# SHORT EXERCISE
Write out the entries below once more, exactly, with the pictures left out.

# DATA PROVIDED
╔══

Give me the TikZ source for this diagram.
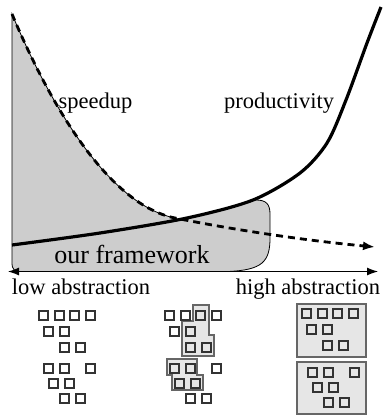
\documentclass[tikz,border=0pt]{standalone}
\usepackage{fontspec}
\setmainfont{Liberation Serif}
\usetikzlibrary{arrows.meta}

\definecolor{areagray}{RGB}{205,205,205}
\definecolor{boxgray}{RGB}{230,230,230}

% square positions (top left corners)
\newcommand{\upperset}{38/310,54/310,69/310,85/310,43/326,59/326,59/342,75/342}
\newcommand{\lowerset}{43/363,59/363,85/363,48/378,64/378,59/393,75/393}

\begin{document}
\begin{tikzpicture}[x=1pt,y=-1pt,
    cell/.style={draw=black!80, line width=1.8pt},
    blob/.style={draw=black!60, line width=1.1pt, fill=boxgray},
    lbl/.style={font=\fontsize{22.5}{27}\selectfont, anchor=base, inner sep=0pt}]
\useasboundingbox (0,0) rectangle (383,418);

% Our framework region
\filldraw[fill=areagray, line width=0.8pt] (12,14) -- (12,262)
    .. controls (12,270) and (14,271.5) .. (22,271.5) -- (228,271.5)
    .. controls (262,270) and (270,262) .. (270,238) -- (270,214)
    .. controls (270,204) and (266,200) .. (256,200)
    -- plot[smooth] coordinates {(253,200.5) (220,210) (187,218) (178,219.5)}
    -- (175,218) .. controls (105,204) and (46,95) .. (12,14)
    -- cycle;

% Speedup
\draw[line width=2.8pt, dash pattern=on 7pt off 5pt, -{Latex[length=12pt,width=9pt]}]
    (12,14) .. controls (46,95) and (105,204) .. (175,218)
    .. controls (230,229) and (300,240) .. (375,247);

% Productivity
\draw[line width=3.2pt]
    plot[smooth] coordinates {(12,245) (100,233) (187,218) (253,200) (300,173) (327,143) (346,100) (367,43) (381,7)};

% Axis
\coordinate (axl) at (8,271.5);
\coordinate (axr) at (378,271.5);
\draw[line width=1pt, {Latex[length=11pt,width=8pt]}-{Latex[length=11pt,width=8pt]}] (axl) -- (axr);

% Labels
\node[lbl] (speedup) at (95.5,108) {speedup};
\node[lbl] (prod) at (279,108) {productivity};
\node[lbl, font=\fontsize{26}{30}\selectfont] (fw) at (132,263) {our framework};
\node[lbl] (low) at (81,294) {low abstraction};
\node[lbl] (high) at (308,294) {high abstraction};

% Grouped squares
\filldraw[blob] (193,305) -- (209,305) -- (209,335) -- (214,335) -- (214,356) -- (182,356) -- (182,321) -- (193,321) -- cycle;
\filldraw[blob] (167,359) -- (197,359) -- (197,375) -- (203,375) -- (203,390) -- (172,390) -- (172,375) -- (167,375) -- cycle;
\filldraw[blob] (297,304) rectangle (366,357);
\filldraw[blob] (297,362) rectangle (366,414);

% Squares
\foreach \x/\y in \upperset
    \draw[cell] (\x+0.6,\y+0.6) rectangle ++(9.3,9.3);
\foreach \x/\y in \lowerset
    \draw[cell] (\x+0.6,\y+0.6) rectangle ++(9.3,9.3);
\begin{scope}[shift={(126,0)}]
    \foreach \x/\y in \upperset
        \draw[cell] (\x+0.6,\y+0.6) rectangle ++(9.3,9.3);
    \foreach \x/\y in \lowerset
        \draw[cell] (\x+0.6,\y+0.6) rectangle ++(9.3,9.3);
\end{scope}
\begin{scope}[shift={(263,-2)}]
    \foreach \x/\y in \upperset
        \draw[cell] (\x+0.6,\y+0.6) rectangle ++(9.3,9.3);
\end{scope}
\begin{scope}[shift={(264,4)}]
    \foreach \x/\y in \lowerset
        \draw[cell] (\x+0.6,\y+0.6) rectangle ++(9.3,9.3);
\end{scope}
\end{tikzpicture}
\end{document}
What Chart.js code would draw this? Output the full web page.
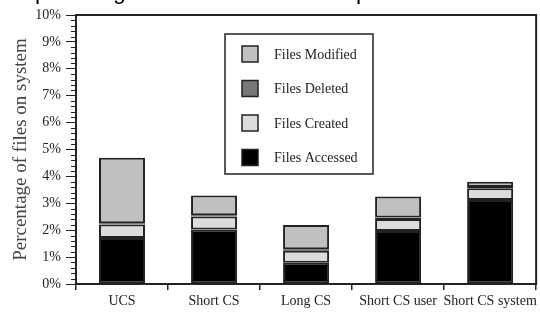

╚══

# SOLUTION FOR THIS TASK
Give me the TikZ source for this diagram.
\documentclass[tikz,border=0pt]{standalone}
\usepackage{fontspec}
\setmainfont{Liberation Serif}
\usetikzlibrary{arrows.meta}

\definecolor{areagray}{RGB}{205,205,205}
\definecolor{boxgray}{RGB}{230,230,230}

% square positions (top left corners)
\newcommand{\upperset}{38/310,54/310,69/310,85/310,43/326,59/326,59/342,75/342}
\newcommand{\lowerset}{43/363,59/363,85/363,48/378,64/378,59/393,75/393}

\begin{document}
\begin{tikzpicture}[x=1pt,y=-1pt,
    cell/.style={draw=black!80, line width=1.8pt},
    blob/.style={draw=black!60, line width=1.1pt, fill=boxgray},
    lbl/.style={font=\fontsize{22.5}{27}\selectfont, anchor=base, inner sep=0pt}]
\useasboundingbox (0,0) rectangle (383,418);

% Our framework region
\filldraw[fill=areagray, line width=0.8pt] (12,14) -- (12,262)
    .. controls (12,270) and (14,271.5) .. (22,271.5) -- (228,271.5)
    .. controls (262,270) and (270,262) .. (270,238) -- (270,214)
    .. controls (270,204) and (266,200) .. (256,200)
    -- plot[smooth] coordinates {(253,200.5) (220,210) (187,218) (178,219.5)}
    -- (175,218) .. controls (105,204) and (46,95) .. (12,14)
    -- cycle;

% Speedup
\draw[line width=2.8pt, dash pattern=on 7pt off 5pt, -{Latex[length=12pt,width=9pt]}]
    (12,14) .. controls (46,95) and (105,204) .. (175,218)
    .. controls (230,229) and (300,240) .. (375,247);

% Productivity
\draw[line width=3.2pt]
    plot[smooth] coordinates {(12,245) (100,233) (187,218) (253,200) (300,173) (327,143) (346,100) (367,43) (381,7)};

% Axis
\coordinate (axl) at (8,271.5);
\coordinate (axr) at (378,271.5);
\draw[line width=1pt, {Latex[length=11pt,width=8pt]}-{Latex[length=11pt,width=8pt]}] (axl) -- (axr);

% Labels
\node[lbl] (speedup) at (95.5,108) {speedup};
\node[lbl] (prod) at (279,108) {productivity};
\node[lbl, font=\fontsize{26}{30}\selectfont] (fw) at (132,263) {our framework};
\node[lbl] (low) at (81,294) {low abstraction};
\node[lbl] (high) at (308,294) {high abstraction};

% Grouped squares
\filldraw[blob] (193,305) -- (209,305) -- (209,335) -- (214,335) -- (214,356) -- (182,356) -- (182,321) -- (193,321) -- cycle;
\filldraw[blob] (167,359) -- (197,359) -- (197,375) -- (203,375) -- (203,390) -- (172,390) -- (172,375) -- (167,375) -- cycle;
\filldraw[blob] (297,304) rectangle (366,357);
\filldraw[blob] (297,362) rectangle (366,414);

% Squares
\foreach \x/\y in \upperset
    \draw[cell] (\x+0.6,\y+0.6) rectangle ++(9.3,9.3);
\foreach \x/\y in \lowerset
    \draw[cell] (\x+0.6,\y+0.6) rectangle ++(9.3,9.3);
\begin{scope}[shift={(126,0)}]
    \foreach \x/\y in \upperset
        \draw[cell] (\x+0.6,\y+0.6) rectangle ++(9.3,9.3);
    \foreach \x/\y in \lowerset
        \draw[cell] (\x+0.6,\y+0.6) rectangle ++(9.3,9.3);
\end{scope}
\begin{scope}[shift={(263,-2)}]
    \foreach \x/\y in \upperset
        \draw[cell] (\x+0.6,\y+0.6) rectangle ++(9.3,9.3);
\end{scope}
\begin{scope}[shift={(264,4)}]
    \foreach \x/\y in \lowerset
        \draw[cell] (\x+0.6,\y+0.6) rectangle ++(9.3,9.3);
\end{scope}
\end{tikzpicture}
\end{document}
What Chart.js code would draw this? Output the full web page.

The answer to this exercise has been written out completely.